Calibration and reference materials
An instrument’s raw output is meaningful only against a known scale. Calibration ties the measurement to a reference, and reporting how and when calibration was performed lets others judge and reproduce the accuracy. Where certified reference materials exist, samples of known composition or known value, citing them anchors a method to a community-agreed standard and allows cross-laboratory comparison. A report should state what was used to calibrate, the reference materials employed, and how often calibration was checked over the course of the work.
Validation and uncertainty
Validation establishes that a method does what it claims under the conditions of use. Depending on the technique this may include assessing the limit of detection, the range over which response is reliable, repeatability between runs, and the method’s sensitivity to small changes in conditions. Reporting these characteristics, together with an honest statement of measurement uncertainty, tells readers how much weight a number can bear. A value quoted without any indication of its uncertainty invites overinterpretation and is difficult to reproduce meaningfully.

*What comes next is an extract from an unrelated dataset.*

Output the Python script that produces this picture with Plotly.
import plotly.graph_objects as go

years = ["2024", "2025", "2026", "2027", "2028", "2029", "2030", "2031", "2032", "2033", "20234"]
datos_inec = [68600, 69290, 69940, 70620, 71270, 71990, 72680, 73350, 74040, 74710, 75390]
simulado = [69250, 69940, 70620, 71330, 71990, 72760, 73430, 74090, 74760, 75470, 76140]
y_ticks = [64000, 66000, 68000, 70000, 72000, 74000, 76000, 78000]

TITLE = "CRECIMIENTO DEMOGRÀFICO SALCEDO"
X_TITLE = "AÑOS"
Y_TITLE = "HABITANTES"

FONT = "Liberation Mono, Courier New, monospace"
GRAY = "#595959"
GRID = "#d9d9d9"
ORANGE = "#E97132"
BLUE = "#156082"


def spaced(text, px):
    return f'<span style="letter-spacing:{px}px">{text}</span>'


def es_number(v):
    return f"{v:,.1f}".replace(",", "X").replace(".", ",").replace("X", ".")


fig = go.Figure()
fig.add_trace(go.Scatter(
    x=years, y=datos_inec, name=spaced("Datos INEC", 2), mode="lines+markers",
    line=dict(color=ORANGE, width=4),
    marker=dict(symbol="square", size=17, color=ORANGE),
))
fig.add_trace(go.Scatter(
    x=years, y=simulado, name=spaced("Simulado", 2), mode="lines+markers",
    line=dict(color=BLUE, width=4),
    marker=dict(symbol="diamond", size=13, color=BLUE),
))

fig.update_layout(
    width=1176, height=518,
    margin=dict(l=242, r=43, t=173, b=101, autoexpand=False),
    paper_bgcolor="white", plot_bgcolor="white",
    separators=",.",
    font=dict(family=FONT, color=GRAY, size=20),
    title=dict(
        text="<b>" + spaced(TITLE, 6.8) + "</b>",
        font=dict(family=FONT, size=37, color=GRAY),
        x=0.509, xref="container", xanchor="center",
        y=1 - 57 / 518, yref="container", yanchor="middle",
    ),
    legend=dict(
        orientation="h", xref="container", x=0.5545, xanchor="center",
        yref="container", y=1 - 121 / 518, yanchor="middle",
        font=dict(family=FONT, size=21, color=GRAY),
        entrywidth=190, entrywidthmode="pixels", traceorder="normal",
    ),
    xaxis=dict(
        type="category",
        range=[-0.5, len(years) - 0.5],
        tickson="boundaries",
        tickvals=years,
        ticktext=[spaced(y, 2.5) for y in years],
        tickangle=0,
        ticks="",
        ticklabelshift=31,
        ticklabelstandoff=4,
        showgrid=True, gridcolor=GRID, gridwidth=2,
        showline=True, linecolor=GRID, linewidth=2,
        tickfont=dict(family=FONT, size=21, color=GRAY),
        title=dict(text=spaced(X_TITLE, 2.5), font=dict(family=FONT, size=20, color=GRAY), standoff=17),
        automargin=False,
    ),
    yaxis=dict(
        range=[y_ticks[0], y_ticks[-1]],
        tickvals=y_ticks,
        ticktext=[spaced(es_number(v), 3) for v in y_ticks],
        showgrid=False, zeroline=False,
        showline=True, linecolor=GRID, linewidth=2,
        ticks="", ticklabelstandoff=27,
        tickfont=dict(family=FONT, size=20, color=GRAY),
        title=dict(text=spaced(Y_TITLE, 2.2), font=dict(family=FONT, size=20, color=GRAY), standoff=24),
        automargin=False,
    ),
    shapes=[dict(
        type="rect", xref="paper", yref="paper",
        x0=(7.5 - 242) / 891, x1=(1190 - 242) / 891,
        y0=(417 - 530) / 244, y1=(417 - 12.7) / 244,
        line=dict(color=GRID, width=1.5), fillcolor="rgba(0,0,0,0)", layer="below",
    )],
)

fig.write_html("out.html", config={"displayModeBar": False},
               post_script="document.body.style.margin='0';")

Reporting guidelines and protocol repositories
Researchers rarely have to design a reporting structure from scratch. Many fields maintain community reporting guidelines that enumerate the minimum information a methods section should contain for a given type of study, reducing the risk of leaving out a critical parameter. Alongside these, protocol repositories such as protocols.io let authors publish a step-by-step procedure as a citable object, with a persistent identifier, separate from the constraints of a paper’s word limit. Linking a manuscript to a deposited protocol gives readers the full operational detail and a stable reference. Using a recognised guideline and depositing the detailed protocol together address the two failure modes of methods reporting: omission and lack of granularity.

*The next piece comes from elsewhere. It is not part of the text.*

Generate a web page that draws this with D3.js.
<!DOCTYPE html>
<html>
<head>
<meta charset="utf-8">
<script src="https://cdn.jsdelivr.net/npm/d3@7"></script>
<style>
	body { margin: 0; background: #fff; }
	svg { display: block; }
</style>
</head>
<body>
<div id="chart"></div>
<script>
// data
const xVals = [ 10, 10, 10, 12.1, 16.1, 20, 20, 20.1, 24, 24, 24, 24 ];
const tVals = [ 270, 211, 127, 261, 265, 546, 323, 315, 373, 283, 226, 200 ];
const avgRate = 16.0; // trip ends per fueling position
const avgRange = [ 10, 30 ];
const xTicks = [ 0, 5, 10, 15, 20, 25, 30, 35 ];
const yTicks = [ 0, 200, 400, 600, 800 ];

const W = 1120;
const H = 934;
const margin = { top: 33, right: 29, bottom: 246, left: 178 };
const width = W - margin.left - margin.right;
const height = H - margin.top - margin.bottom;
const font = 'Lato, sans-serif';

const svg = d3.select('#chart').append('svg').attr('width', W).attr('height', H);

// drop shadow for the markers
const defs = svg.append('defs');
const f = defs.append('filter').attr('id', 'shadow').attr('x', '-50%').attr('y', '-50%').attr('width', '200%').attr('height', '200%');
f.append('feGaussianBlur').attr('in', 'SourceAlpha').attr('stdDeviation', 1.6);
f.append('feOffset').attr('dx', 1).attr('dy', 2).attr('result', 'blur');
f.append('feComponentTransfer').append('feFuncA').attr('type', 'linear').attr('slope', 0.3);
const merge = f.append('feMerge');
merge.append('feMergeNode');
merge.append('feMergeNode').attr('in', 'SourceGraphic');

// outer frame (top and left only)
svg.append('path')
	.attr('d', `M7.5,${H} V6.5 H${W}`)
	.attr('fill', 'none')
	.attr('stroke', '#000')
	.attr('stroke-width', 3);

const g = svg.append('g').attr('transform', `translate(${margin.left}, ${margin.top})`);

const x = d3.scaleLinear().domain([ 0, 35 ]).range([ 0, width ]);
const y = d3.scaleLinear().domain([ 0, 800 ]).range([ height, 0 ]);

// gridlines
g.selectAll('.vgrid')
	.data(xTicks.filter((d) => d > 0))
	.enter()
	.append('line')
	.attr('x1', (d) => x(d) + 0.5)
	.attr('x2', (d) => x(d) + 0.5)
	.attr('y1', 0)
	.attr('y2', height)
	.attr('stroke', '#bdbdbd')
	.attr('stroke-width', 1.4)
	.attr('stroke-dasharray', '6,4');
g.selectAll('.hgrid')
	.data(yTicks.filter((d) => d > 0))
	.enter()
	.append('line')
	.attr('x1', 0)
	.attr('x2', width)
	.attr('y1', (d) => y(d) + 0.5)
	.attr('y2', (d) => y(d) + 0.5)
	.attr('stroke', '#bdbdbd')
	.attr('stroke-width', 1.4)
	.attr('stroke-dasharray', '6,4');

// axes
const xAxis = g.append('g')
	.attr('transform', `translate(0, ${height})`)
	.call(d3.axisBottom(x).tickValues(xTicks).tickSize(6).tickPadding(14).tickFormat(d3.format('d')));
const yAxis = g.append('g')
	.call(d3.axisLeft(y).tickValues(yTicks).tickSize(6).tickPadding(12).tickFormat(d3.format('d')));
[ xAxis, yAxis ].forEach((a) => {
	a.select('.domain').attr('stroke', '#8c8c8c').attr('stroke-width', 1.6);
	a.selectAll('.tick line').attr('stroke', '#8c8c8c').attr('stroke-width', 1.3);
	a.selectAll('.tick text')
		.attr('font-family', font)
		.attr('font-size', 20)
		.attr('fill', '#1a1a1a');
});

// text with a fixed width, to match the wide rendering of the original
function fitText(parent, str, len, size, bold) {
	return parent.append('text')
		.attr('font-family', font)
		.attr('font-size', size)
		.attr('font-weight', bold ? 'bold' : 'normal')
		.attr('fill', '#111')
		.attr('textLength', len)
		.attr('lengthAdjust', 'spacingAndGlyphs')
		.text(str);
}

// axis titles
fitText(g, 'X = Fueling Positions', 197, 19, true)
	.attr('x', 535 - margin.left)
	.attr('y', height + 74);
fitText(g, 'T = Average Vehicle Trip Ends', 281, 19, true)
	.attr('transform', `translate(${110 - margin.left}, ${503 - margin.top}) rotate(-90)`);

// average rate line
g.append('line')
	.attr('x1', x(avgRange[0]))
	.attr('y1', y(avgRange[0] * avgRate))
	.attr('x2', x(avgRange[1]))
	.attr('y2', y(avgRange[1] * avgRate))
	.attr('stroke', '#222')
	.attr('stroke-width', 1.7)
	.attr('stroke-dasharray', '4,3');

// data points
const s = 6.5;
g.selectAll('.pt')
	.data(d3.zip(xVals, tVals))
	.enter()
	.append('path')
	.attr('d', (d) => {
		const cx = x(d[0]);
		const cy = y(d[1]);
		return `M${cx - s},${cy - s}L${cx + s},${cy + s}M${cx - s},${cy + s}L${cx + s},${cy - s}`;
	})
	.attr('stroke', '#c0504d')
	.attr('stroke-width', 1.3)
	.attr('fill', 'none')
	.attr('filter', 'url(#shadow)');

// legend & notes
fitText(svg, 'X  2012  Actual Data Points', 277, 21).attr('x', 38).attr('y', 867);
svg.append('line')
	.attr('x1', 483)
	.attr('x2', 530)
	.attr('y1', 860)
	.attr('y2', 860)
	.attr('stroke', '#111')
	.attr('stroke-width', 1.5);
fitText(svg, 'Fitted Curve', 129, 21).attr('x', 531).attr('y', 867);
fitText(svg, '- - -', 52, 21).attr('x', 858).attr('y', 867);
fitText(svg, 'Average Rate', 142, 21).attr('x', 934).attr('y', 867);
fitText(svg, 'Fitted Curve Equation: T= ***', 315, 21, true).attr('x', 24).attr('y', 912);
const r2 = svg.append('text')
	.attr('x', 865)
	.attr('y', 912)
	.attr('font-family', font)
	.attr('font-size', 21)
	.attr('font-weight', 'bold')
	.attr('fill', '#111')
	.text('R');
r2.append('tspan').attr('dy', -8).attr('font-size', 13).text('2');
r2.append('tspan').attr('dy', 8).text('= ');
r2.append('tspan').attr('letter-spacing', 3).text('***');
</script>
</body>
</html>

Consistent terminology supports all of this; the CASRAI dictionary standardises the vocabulary used to describe research outputs and processes, and our reproducibility coverage explores related practices. Practical author-facing guidance is collected in our guidance for authors.

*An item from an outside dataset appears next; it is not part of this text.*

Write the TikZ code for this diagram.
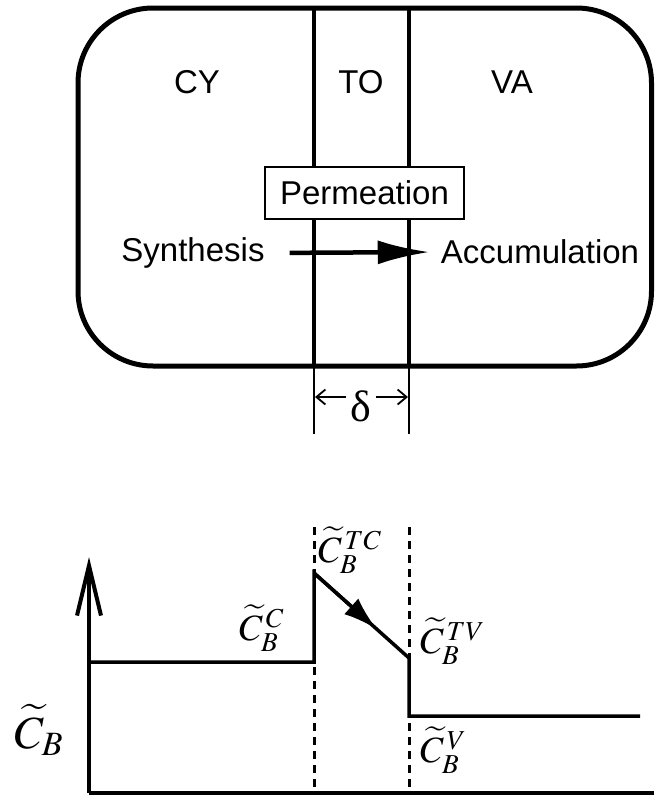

Frequently asked questions
How much detail is enough?
The working test is whether a competent independent researcher could repeat the measurement from the description alone and expect comparable results. If any parameter that materially affects the outcome would have to be guessed, the report is incomplete. Depositing a full protocol alongside the paper is a reliable way to reach that bar.
Why report data processing as well as acquisition?
Many techniques transform raw signal substantially before producing a reported value, through Fourier transforms, baseline corrections, filtering or thresholding. An undocumented processing step can alter results as much as a hardware change, so software, versions and transforms should be recorded as part of the method.
What role do reference materials play?
Certified reference materials provide a known value against which an instrument can be calibrated and across which laboratories can compare. Citing them anchors a method to a shared standard, which is central to making measurements comparable and reproducible across sites.
Where do reporting guidelines and protocols.io fit?
Reporting guidelines define the minimum information a methods section should contain, guarding against omission. Protocol repositories such as protocols.io let authors publish granular, citable, versioned procedures that exceed a paper’s space limits. Used together they cover both completeness and detail, as discussed across our research lifecycle coverage.